Jarosław Kaczyński został zapytany przez dziennikarzy, czy decyzja Andrzeja Dudy o wszczęciu postępowania ułaskawieniowego jest dobrym ruchem. Prezes PiS zgodził się z tym, ale zastrzegł, że stanie się tak „jeśli doprowadzi to do dobrych efektów”. – Przy naszych sądach to wszystko jest niepewne, bo przecież w żadnym wypadku ten wyrok nie powinien zapaść, zarówno ten drugi, jak i pierwszy – skomentował Kaczyński.
Jarosław Kaczyński o postępowaniu ułaskawieniowym
Lider Zjednoczonej Prawicy doprecyzował, że chodzi mu również o decyzję Izby Pracy Sądu Najwyższego. Kaczyński nie chciał odpowiedzieć na pytanie, dlaczego prezydent od razu nie zdecydował się na ponowne skorzystanie z prawa łaski wobec Mariusza Kamińskiego i Macieja Wąsika.

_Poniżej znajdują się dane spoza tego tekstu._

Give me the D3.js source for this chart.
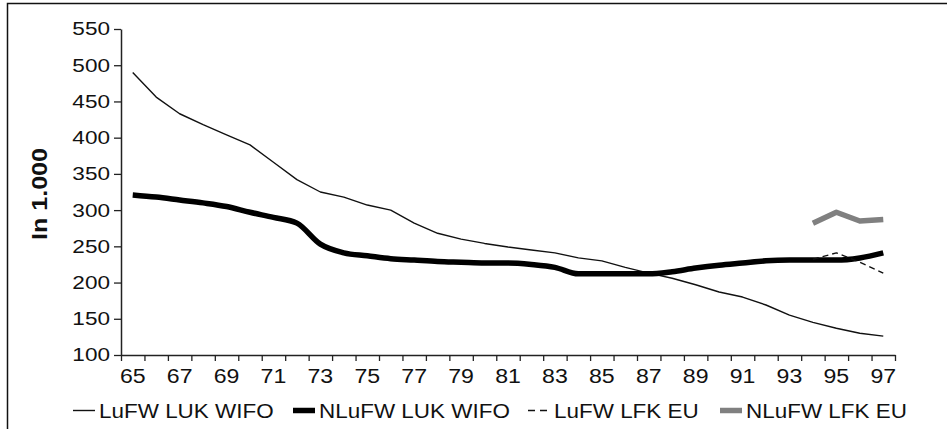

Powiedział, że o to trzeba pytać Dudę, a następnie zostawił dziennikarzy za drzwiami.
– Zdecydowałem się na prośbę żon, że wszczynam postępowanie ułaskawieniowe. Chcę, żeby to postępowanie zostało przeprowadzone absolutnie według wszystkich standardów konstytucyjnych i ustawowych, zgodnie z przepisami konstytucji, także zgodnie z przepisami kodeksu postępowania karnego, które uzupełniają zapisy konstytucyjne – mówiła na wstępie głowa państwa.
Andrzej Duda zwrócił się do Adama Bodnara
Duda dodał, że „jest to procedura, która zostaje wszczęta w trybie prezydenckim, co oznacza, że pierwsze kroki skieruje do prokuratora generalnego, albowiem musi się on odnieść”. – Jest taka możliwość przewidziana w art. 568 Kodeksu postępowania karnego, aby prokurator generalny zawiesił wykonywanie kary, aby krótko mówiąc, zwolnił na czas trwania postępowania ułaskawieniowego osoby osadzone. O to wnioskuję do Adama Bodnara – kontynuował.
Prezydent na koniec podkreślił, że obecnie tylko i wyłącznie do prokuratora generalnego należy decyzja, żeby politycy Prawa i Sprawiedliwości zostali natomiast zwolnieni. Duda podsumował że „wierzy w to głęboko, że zakończy to problem z jednej strony ich osadzenia w tej chwili, a z drugiej strony ich strajku głodowego”.